▶ **AIM OF THE EXERCISE**
Please copy the lines below exactly, from the first one through the line showing "import * as".
* * * * *
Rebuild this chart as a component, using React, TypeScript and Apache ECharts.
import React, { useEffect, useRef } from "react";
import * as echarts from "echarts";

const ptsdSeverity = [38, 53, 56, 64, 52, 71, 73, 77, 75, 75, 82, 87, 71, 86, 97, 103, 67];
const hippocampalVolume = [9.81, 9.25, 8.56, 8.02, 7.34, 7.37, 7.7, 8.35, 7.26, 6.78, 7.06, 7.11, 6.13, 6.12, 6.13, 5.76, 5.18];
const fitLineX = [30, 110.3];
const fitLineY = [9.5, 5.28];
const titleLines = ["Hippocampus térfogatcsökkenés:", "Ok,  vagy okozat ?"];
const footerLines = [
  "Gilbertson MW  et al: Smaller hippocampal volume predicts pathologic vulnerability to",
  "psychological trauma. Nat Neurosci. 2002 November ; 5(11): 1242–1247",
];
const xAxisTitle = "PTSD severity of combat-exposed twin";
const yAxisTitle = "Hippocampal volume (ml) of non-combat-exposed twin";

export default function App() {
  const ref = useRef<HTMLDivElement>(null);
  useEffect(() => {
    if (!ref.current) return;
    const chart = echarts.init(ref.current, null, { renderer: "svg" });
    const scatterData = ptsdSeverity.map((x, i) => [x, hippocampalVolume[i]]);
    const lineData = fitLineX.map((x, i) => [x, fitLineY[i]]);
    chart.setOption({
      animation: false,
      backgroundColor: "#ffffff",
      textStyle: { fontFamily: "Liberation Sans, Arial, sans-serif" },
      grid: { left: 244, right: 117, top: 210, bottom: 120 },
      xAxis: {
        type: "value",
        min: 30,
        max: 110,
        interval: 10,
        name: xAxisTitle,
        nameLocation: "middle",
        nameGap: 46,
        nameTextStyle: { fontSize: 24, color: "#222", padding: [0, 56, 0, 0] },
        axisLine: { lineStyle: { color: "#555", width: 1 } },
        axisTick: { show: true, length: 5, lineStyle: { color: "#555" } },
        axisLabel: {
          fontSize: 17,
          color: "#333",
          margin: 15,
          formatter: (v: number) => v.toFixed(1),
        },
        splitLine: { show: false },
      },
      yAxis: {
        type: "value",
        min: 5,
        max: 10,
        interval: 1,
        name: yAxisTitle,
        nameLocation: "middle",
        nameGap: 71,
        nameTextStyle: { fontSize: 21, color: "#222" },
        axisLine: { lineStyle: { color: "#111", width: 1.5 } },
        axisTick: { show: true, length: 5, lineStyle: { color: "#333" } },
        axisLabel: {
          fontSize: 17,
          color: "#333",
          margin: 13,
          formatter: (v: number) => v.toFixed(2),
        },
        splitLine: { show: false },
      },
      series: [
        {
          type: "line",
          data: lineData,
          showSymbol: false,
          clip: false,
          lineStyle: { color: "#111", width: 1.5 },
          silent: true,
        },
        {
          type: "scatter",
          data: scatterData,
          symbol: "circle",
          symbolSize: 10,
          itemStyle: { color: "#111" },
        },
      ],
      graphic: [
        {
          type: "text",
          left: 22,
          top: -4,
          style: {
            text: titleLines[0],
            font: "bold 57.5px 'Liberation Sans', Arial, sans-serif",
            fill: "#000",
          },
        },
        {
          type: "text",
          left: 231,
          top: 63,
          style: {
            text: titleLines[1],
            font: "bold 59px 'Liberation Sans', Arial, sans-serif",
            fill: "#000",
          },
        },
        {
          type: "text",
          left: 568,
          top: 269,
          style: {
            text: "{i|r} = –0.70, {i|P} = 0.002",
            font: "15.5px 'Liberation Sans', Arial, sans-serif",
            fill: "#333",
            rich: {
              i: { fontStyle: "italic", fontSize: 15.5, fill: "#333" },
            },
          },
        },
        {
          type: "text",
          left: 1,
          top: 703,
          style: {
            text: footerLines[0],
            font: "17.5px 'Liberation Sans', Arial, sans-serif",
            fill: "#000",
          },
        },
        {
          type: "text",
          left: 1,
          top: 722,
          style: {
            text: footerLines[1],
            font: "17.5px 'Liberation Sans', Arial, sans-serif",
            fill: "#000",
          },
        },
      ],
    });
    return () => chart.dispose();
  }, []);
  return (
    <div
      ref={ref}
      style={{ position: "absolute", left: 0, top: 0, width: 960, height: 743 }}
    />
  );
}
* * * * *
▶ **ANSWER TO THE PROBLEM**
Rebuild this chart as a component, using React, TypeScript and Apache ECharts.
import React, { useEffect, useRef } from "react";
import * as echarts from "echarts";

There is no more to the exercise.